O senhor Presidente da Câmara desenvolve um raciocínio absurdo e politicamente cai num erro profundo, para quem se coloca numa perspetiva democrática.
Primeiro, porque uma autarquia não é uma associação comercial nem um corpo de funcionários, é um orgão de poder local, não é legítimo que diga que não tem que fazer juízos de valor sobre história política. Pelo contrário, uma autarquia, em matéria de história política tem que fazer juízos de valor desse género nas mais diversas atividades, da simples toponímia à sua política de memória histórica. E uma autarquia como Santa Comba Dão está na primeira linha das que os têm que fazer.
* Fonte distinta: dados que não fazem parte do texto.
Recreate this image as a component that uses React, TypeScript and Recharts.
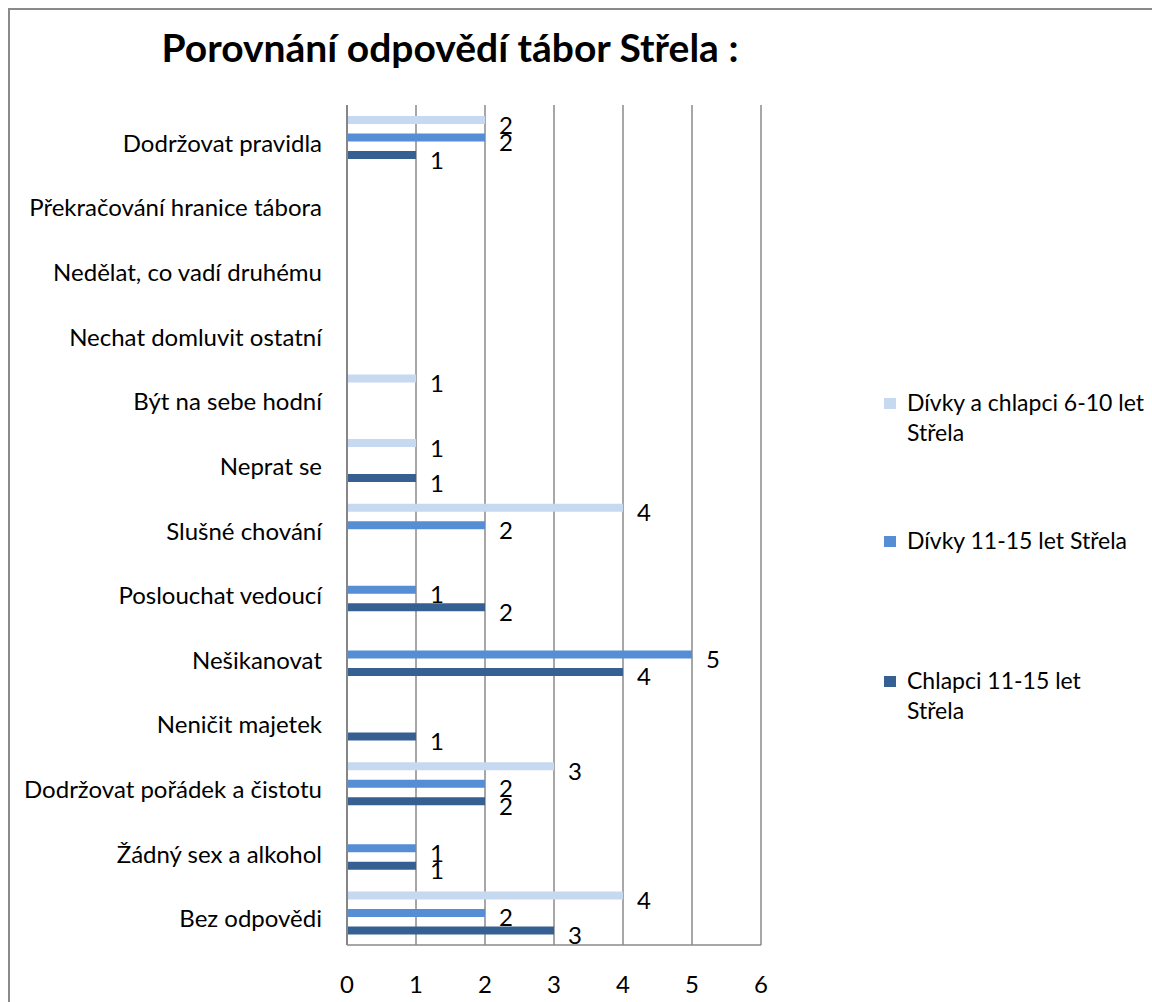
import React from "react";
import { BarChart, Bar, XAxis, YAxis, CartesianGrid, LabelList } from "recharts";

const categories = [
  "Dodržovat pravidla",
  "Překračování hranice tábora",
  "Nedělat, co vadí druhému",
  "Nechat domluvit ostatní",
  "Být na sebe hodní",
  "Neprat se",
  "Slušné chování",
  "Poslouchat vedoucí",
  "Nešikanovat",
  "Neničit majetek",
  "Dodržovat pořádek a čistotu",
  "Žádný sex a alkohol",
  "Bez odpovědi",
];

const kids610: (number | null)[] = [2, null, null, null, 1, 1, 4, null, null, null, 3, null, 4];
const girls1115: (number | null)[] = [2, null, null, null, null, null, 2, 1, 5, null, 2, 1, 2];
const boys1115: (number | null)[] = [1, null, null, null, null, 1, null, 2, 4, 1, 2, 1, 3];

const seriesNames = ["Dívky a chlapci 6-10 let Střela", "Dívky 11-15 let Střela", "Chlapci 11-15 let Střela"];
const legendLabels = ["Dívky a chlapci 6-10 let\nStřela", "Dívky 11-15 let Střela", "Chlapci 11-15 let\nStřela"];
const seriesKeys = ["a", "b", "c"];
const seriesColors = ["#C6D9F1", "#558ED5", "#376092"];
const xTicks = [0, 1, 2, 3, 4, 5, 6];
const title = "Porovnání odpovědí tábor Střela :";

const data = categories.map((name, i) => ({
  name,
  a: kids610[i],
  b: girls1115[i],
  c: boys1115[i],
}));

const FONT = "Lato, 'Open Sans', sans-serif";
const FS = 24;

const YTick = (props: any) => {
  const { x, y, payload } = props;
  return (
    <text x={x} y={y + 5} textAnchor="end" dominantBaseline="central" fontFamily={FONT} fontSize={FS} fill="#000">
      {payload.value}
    </text>
  );
};

const XTick = (props: any) => {
  const { x, y, payload } = props;
  return (
    <text x={x} y={y} textAnchor="middle" dominantBaseline="central" fontFamily={FONT} fontSize={FS} fill="#000">
      {payload.value}
    </text>
  );
};

const ValueLabel = (props: any) => {
  const { x, y, width, height, value } = props;
  if (value === null || value === undefined || value === 0) return null;
  return (
    <text
      x={x + width + 21}
      y={y + height / 2 + 4}
      textAnchor="middle"
      dominantBaseline="central"
      fontFamily={FONT}
      fontSize={FS}
      fill="#000"
    >
      {value}
    </text>
  );
};

export default function App() {
  return (
    <div
      style={{
        position: "absolute",
        left: 8,
        top: 8,
        width: 1144,
        height: 994,
        boxSizing: "border-box",
        borderLeft: "2px solid #8a8a8a",
        borderTop: "2px solid #8a8a8a",
        background: "#fff",
        fontFamily: FONT,
        overflow: "hidden",
      }}
    >
      <div
        style={{
          position: "absolute",
          left: 0,
          width: 880,
          top: 15,
          textAlign: "center",
          fontSize: 39,
          fontWeight: 700,
          color: "#000",
          lineHeight: "44px",
        }}
      >
        {title}
      </div>
      <div style={{ position: "absolute", left: 0, top: 0 }}>
        <BarChart
          width={1142}
          height={992}
          data={data}
          layout="vertical"
          margin={{ top: 95, right: 391, bottom: 27, left: 0 }}
          barSize={8}
          barGap={9.5}
        >
          <CartesianGrid horizontal={false} vertical={true} stroke="#8a8a8a" strokeWidth={1.5} />
          <XAxis
            type="number"
            domain={[0, 6]}
            ticks={xTicks}
            tickLine={false}
            tickSize={0}
            tickMargin={38}
            axisLine={{ stroke: "#8a8a8a", strokeWidth: 1.5 }}
            tick={<XTick />}
            interval={0}
          />
          <YAxis
            type="category"
            dataKey="name"
            width={337}
            tickLine={false}
            tickSize={0}
            tickMargin={25}
            axisLine={{ stroke: "#868686", strokeWidth: 2 }}
            tick={<YTick />}
            interval={0}
          />
          {seriesKeys.map((k, i) => (
            <Bar key={k} dataKey={k} name={seriesNames[i]} fill={seriesColors[i]} isAnimationActive={false}>
              <LabelList dataKey={k} content={<ValueLabel />} />
            </Bar>
          ))}
        </BarChart>
      </div>
      <div style={{ position: "absolute", left: 0, top: 0 }}>
        {legendLabels.map((n, i) => {
          const tops = [383, 521, 661];
          return (
            <div
              key={n}
              style={{
                position: "absolute",
                left: 874,
                top: tops[i],
                width: 262,
                display: "flex",
                alignItems: "flex-start",
              }}
            >
              <div style={{ width: 12, height: 11, background: seriesColors[i], marginTop: 5, flex: "none" }} />
              <div
                style={{ marginLeft: 11, fontSize: 23, lineHeight: "30px", marginTop: -6, whiteSpace: "pre-line" }}
              >
                {n}
              </div>
            </div>
          );
        })}
      </div>
    </div>
  );
}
Segundo, porque o exercício de transformar a marca do ditador no símbolo do concelho, acriticamente ou melhor panegiricamente embora com o panegírico disfarçado de acriticismo é uma escolha do campo antidemocrático. Pode o senhor Presidente até objetar que se o seu município fosse a Marinha Grande, Baleizão ou Almada manipularia o sentimento antifascista da mesma forma que tenta fazê-lo com o filofascista na sua terra. Mas é pura falácia. Ele bem sabe que quem comprar as garrafas de vinho "Memórias de Salazar" não está interessado na qualidade da pinga mas em levar consigo o ícone do ditador.
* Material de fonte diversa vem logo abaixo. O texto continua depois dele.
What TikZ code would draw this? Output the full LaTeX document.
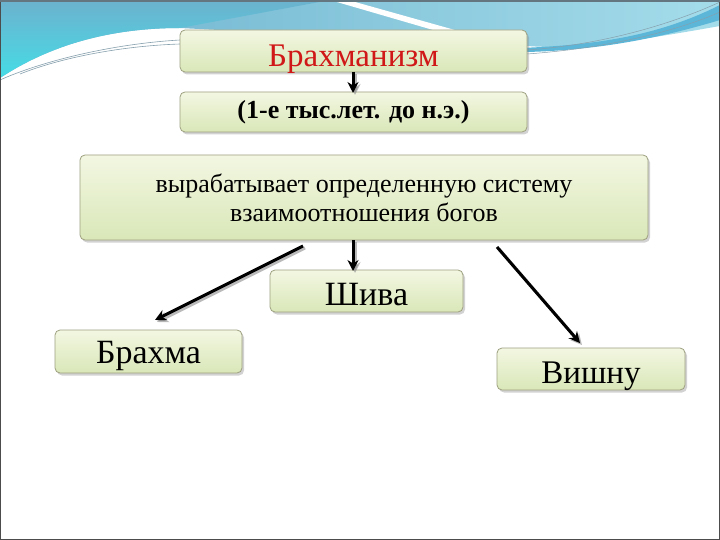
\documentclass[tikz,border=0pt]{standalone}
\usepackage{fontspec}
\setmainfont{Liberation Serif}
\usetikzlibrary{arrows.meta,shadows,calc}
\definecolor{boxdraw}{HTML}{9EA080}
\definecolor{boxtop}{HTML}{F3F7E2}
\definecolor{boxbot}{HTML}{D9E7B8}
\definecolor{titlered}{HTML}{D01818}
\definecolor{skyA}{HTML}{6CB2CE}
\definecolor{skyB}{HTML}{45DCE6}
\definecolor{skyC}{HTML}{A4DCEA}
\definecolor{skyD}{HTML}{5BB6D8}
\newcommand{\lowertext}[2]{\raisebox{-#1}[\height][\depth]{#2}}
\tikzset{
  gbox/.style={draw=boxdraw, line width=0.8pt, rounded corners=5pt,
    top color=boxtop, bottom color=boxbot,
    drop shadow={opacity=0.35, shadow xshift=2pt, shadow yshift=-2.5pt},
    inner sep=0pt, align=center},
  arr/.style={line width=3pt, -{Stealth[length=11pt,width=11pt]}, black},
  arrsh/.style={line width=3pt, -{Stealth[length=11pt,width=11pt]}, black!45, opacity=0.6}
}
\begin{document}
\begin{tikzpicture}[x=1pt,y=-1pt]
\useasboundingbox (0,0) rectangle (720,540);
\fill[white] (0,0) rectangle (720,540);
% header waves
\shade[left color=skyA, right color=skyC]
  (0,0) -- (720,0) -- (720,26) .. controls (640,40) and (580,50) .. (527,46)
  -- (180,28) .. controls (110,28) and (50,45) .. (0,78) -- cycle;
\shade[top color=skyA, bottom color=skyB]
  (0,0) -- (330,0) -- (180,28) .. controls (110,28) and (50,45) .. (0,78) -- cycle;
\fill[white] (330,0) -- (348,0) -- (462,32) -- (440,32) -- cycle;
\fill[skyD] (520,48) .. controls (600,45) and (660,35) .. (720,5) -- (720,20) .. controls (660,38) and (600,50) .. (527,52) -- cycle;
\draw[cyan!40!black!60, line width=0.6pt] (0,80) .. controls (40,62) and (110,44) .. (180,40);
\draw[cyan!40!black!60, line width=0.6pt] (20,74) .. controls (60,58) and (120,46) .. (180,44);
\draw[cyan!40!black!60, line width=0.5pt] (527,50) .. controls (600,45) and (670,25) .. (720,2);
\draw[cyan!40!black!60, line width=0.5pt] (527,54) .. controls (610,48) and (680,30) .. (720,12);
% frame
\draw[black!70, line width=1pt] (0.5,0.5) rectangle (719.5,539.5);
\draw[cyan!30!black!80, line width=2pt] (0,1) -- (720,1);
% boxes
\node[gbox, minimum width=347pt, minimum height=42pt, text=titlered, font=\fontsize{33}{36}\selectfont] (bra) at (353.5,51) {\lowertext{8pt}{Брахманизм}};
\node[gbox, minimum width=347pt, minimum height=40pt, font=\bfseries\fontsize{26}{30}\selectfont] (era) at (353.5,112) {(1-е тыс.лет. до н.э.)};
\node[gbox, minimum width=568pt, minimum height=85pt, font=\fontsize{26}{29}\selectfont] (big) at (364,197.5) {вырабатывает определенную систему\\взаимоотношения богов};
\node[gbox, minimum width=193pt, minimum height=42pt, font=\fontsize{34}{38}\selectfont] (shiva) at (366.5,291) {\lowertext{4pt}{Шива}};
\node[gbox, minimum width=187pt, minimum height=43pt, font=\fontsize{34}{38}\selectfont] (brahma) at (148.5,351.5) {\lowertext{4pt}{Брахма}};
\node[gbox, minimum width=188pt, minimum height=42pt, font=\fontsize{33}{36}\selectfont] (vishnu) at (591,369) {\lowertext{7pt}{Вишну}};
% arrow end points
\coordinate (bS) at (303,246);
\coordinate (bE) at (155,320);
\coordinate (vS) at (497,247);
\coordinate (vE) at (580,343);
\coordinate (sS) at (353,240);
\coordinate (sE) at (353,271);
\coordinate (eS) at (353,72);
\coordinate (eE) at (353,93);
% shadows
\draw[arrsh] ($(eS)+(2,2)$) -- ($(eE)+(2,2)$);
\draw[arrsh] ($(sS)+(2,2)$) -- ($(sE)+(2,2)$);
\draw[arrsh] ($(bS)+(2,2)$) -- ($(bE)+(2,2)$);
\draw[arrsh] ($(vS)+(2,2)$) -- ($(vE)+(2,2)$);
% arrows
\draw[arr] (eS) -- (eE);
\draw[arr] (sS) -- (sE);
\draw[arr] (bS) -- (bE);
\draw[arr] (vS) -- (vE);
\end{tikzpicture}
\end{document}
Volto ao princípio. Santa Comba Dão tem que lidar com a memória de Salazar. Nesse ponto o Presidente da Câmara tem razão. Mas tem que escolher lados. Pela sua lógica "neutra" se fosse autarca na terra natal de Hitler venderia cerveja com o rótulo do facínora. Em suma, o Presidente da Câmara de Santa Comba Dão escolheu uma má maneira de lidar com uma boa questão de política local. Apenas se pode desejar que os democratas locais que não sofram de sentimentos ambíguos em relação a Salazar sejam capazes de perceber que a gestão deste problema marca mais decisivamente o futuro local do que as diferenças ideológicas de carácter nacional ou internacional. A democracia local também vive da capacidade de unir e dividir em função de causas estritamente locais.
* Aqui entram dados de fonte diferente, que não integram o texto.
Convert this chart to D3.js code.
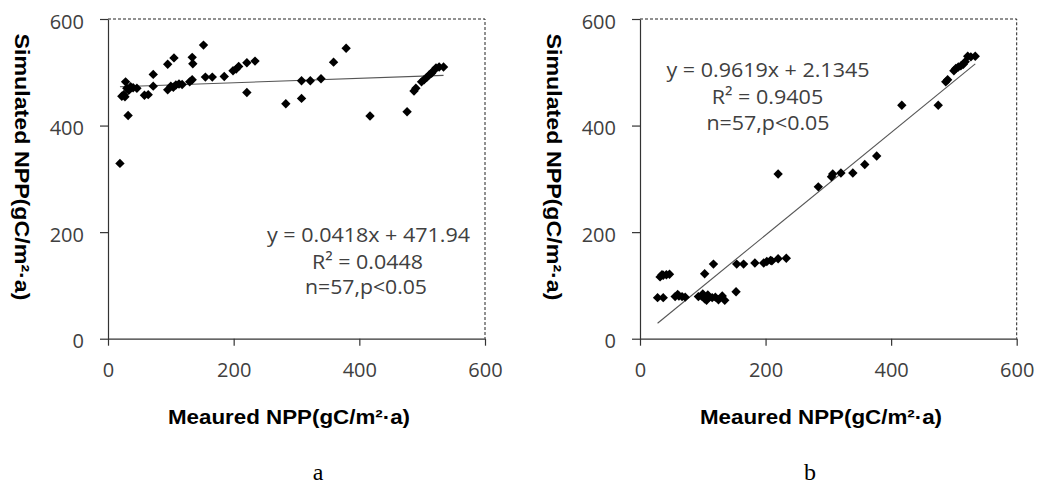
<!DOCTYPE html>
<html><head><meta charset="utf-8">
<script src="https://cdnjs.cloudflare.com/ajax/libs/d3/7.8.5/d3.min.js"></script>
<style>
html,body{margin:0;padding:0;background:#fff;}
svg{display:block;}
</style></head>
<body>
<svg id="chart" width="1038" height="486"></svg>
<script>
// ---- data ----
const xTicks = [0, 200, 400, 600];
const yTicks = [0, 200, 400, 600];

const measuredA = [19, 32, 22, 25, 27, 28, 30, 33, 36, 40, 46, 58, 64, 72, 72, 95, 105, 95, 100, 104, 108, 113, 118, 134, 135, 134, 152, 155, 166, 185, 199, 204, 208, 221, 234, 221, 283, 308, 308, 322, 339, 359, 379, 417, 476, 487, 490, 499, 503, 507, 511, 515, 518, 522, 527, 534, 130];
const simulatedA = [329, 419, 455, 458, 454, 482, 470, 466, 473, 471, 470, 457, 458, 496, 474, 515, 527, 467, 474, 472, 476, 478, 477, 528, 516, 486, 551, 491, 491, 492, 503, 506, 511, 518, 521, 462, 441, 484, 451, 484, 488, 519, 545, 418, 426, 465, 470, 482, 486, 490, 495, 498, 503, 508, 510, 510, 482];

const measuredB = [28, 37, 56, 62, 67, 72, 93, 98, 103, 106, 110, 115, 120, 131, 135, 153, 32, 37, 42, 47, 103, 117, 154, 165, 183, 197, 202, 208, 220, 233, 220, 284, 305, 307, 320, 339, 358, 377, 417, 475, 487, 490, 500, 503, 507, 511, 515, 518, 522, 527, 534, 100, 125, 60, 108, 35, 210];
const simulatedB = [77, 77, 79, 80, 79, 78, 79, 80, 75, 72, 78, 77, 78, 80, 72, 88, 116, 119, 120, 121, 122, 140, 140, 140, 142, 142, 145, 147, 150, 151, 309, 285, 304, 309, 311, 311, 327, 343, 438, 438, 482, 486, 503, 507, 510, 512, 515, 520, 530, 529, 530, 84, 73, 83, 82, 120, 146];

const fitA = { slope: 0.0418, intercept: 471.94 };
const fitB = { slope: 0.9619, intercept: 2.1345 };
const eqTextA = ["y = 0.0418x + 471.94", "R² = 0.0448", "n=57,p<0.05"];
const eqTextB = ["y = 0.9619x + 2.1345", "R² = 0.9405", "n=57,p<0.05"];
const xTitle = "Meaured NPP(gC/m²·a)";
const yTitle = "Simulated NPP(gC/m²·a)";
const panelLetters = ["a", "b"];

// ---- drawing ----
const svg = d3.select("#chart");
const tickFont = "'Open Sans', 'DejaVu Sans', sans-serif";

const panels = [
  { xs: measuredA, ys: simulatedA, fit: fitA, eq: eqTextA, letter: panelLetters[0],
    x0: 108, x1: 485, y0: 338.7, y1: 19,
    eqCx: [368.5, 367.5, 366], eqW: [203, 111, 122], eqY: [242, 269, 294],
    yTitleX: 22, xTitleX: 289, letterX: 318 },
  { xs: measuredB, ys: simulatedB, fit: fitB, eq: eqTextB, letter: panelLetters[1],
    x0: 640, x1: 1016.7, y0: 338.7, y1: 19,
    eqCx: [768, 767.5, 768], eqW: [203, 111.5, 123], eqY: [76.5, 104, 130],
    yTitleX: 554, xTitleX: 821, letterX: 810 }
];

panels.forEach(p => {
  const x = d3.scaleLinear().domain([0, 600]).range([p.x0, p.x1]);
  const y = d3.scaleLinear().domain([0, 600]).range([p.y0, p.y1]);
  const g = svg.append("g");

  // dashed frame (top & right)
  g.append("path")
    .attr("d", `M${x(0)},${y(600)}H${x(600)}V${y(0)}`)
    .attr("fill", "none").attr("stroke", "#222").attr("stroke-width", 1)
    .attr("stroke-dasharray", "3,2");

  // axes
  const ax = g.append("g").attr("transform", `translate(0,${y(0)})`)
    .call(d3.axisBottom(x).tickValues(xTicks).tickSize(7).tickSizeOuter(0).tickPadding(14));
  const ay = g.append("g").attr("transform", `translate(${x(0)},0)`)
    .call(d3.axisLeft(y).tickValues(yTicks).tickSize(8).tickSizeOuter(0).tickPadding(16));
  [ax, ay].forEach(a => {
    a.select(".domain").attr("stroke", "#333").attr("stroke-width", 1.2);
    a.selectAll(".tick line").attr("stroke", "#333").attr("stroke-width", 1.2);
    a.selectAll(".tick text").attr("fill", "#404040")
      .style("font-family", tickFont).style("font-size", "20px");
  });
  ax.selectAll(".tick text").attr("dy", "0.85em");
  ay.selectAll(".tick text").attr("dy", "0.45em");

  // fit line
  const xmin = d3.min(p.xs), xmax = d3.max(p.xs);
  g.append("line")
    .attr("x1", x(xmin)).attr("y1", y(p.fit.slope * xmin + p.fit.intercept))
    .attr("x2", x(xmax)).attr("y2", y(p.fit.slope * xmax + p.fit.intercept))
    .attr("stroke", "#555").attr("stroke-width", 1.1);

  // points (diamonds)
  const r = 4.7;
  g.selectAll("path.pt").data(p.xs.map((v, i) => [v, p.ys[i]])).join("path")
    .attr("class", "pt")
    .attr("d", d => `M${x(d[0])},${y(d[1]) - r}L${x(d[0]) + r},${y(d[1])}L${x(d[0])},${y(d[1]) + r}L${x(d[0]) - r},${y(d[1])}Z`)
    .attr("fill", "#000");

  // equation text
  p.eq.forEach((t, i) => {
    g.append("text").attr("x", p.eqCx[i]).attr("y", p.eqY[i])
      .attr("text-anchor", "middle")
      .attr("textLength", p.eqW[i]).attr("lengthAdjust", "spacingAndGlyphs")
      .style("font-family", tickFont).style("font-size", "20px").attr("fill", "#404040")
      .text(t);
  });

  // axis titles
  g.append("text").attr("x", p.xTitleX).attr("y", 424)
    .attr("text-anchor", "middle")
    .attr("textLength", 242).attr("lengthAdjust", "spacingAndGlyphs")
    .style("font-family", "'Liberation Sans', Arial, sans-serif").style("font-weight", "bold")
    .style("font-size", "20px").attr("fill", "#000")
    .text(xTitle);
  g.append("text")
    .attr("transform", `translate(${p.yTitleX},167) rotate(90)`)
    .attr("text-anchor", "middle").attr("dy", "0.35em")
    .attr("textLength", 267).attr("lengthAdjust", "spacingAndGlyphs")
    .style("font-family", "'Liberation Sans', Arial, sans-serif").style("font-weight", "bold")
    .style("font-size", "21px").attr("fill", "#000")
    .text(yTitle);

  // panel letter
  g.append("text").attr("x", p.letterX).attr("y", 480)
    .attr("text-anchor", "middle")
    .style("font-family", "'Liberation Serif', 'Times New Roman', serif")
    .style("font-size", "24px").attr("fill", "#000")
    .text(p.letter);
});
</script>
</body></html>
Quanto aos produtos "Salazar", só tenho uma reivindicação. Publiquem os nomes dos produtores que querem ter vantagem comercial com a associação a essa marca. Eu, como consumidor, sei o que fazer com todos os seus produtos que me apareçam à frente, tenham a marca que tiverem.
2 comentários:
Bom texto Paulo. Em tempos tive oportunidade de conversar sobre este tema com o Presidente da Câmara de Santa Comba Dão sobre a questão do uso do nome de Salazar como elemento de uma estratégia de promoção e valorização da terra. E fiquei com a sensação de que faz falta, nestas coisas, alguma capacidade de ver para além das soluções que, pelo menos aparentemente, nos podem trazer beneficios económicos. Nem sempre é bom que falem de nós. É preciso cuidar do que dizem de nós. E promover uma terra, socorrendo-se da figura do ditador, que governou Portugal durante 48 anos, não me parece ser a melhor forma de prestar um bom serviço à terra nem à democracia.A ideia do Presidente da Câmara, tal como a entendi nessa conversa, é utilizar o icon do ditador, para chamar a atenção da terra e promove-la como lugar de interesse turistico,deixando que cada um faça a sua avaliação. Fala.me, nessa altura, da ciração do museu Salazar.
mas esse vinho só compra quem quer, agora com os chineses na EDP, como sabem a China é um exemplo de democracia, das duas uma ou começamos a gastar velinhas ou então somos mesmo obrigados a gastar electricidade de uma empresa em que os "democratas" chineses tem participação. Onde está o problema?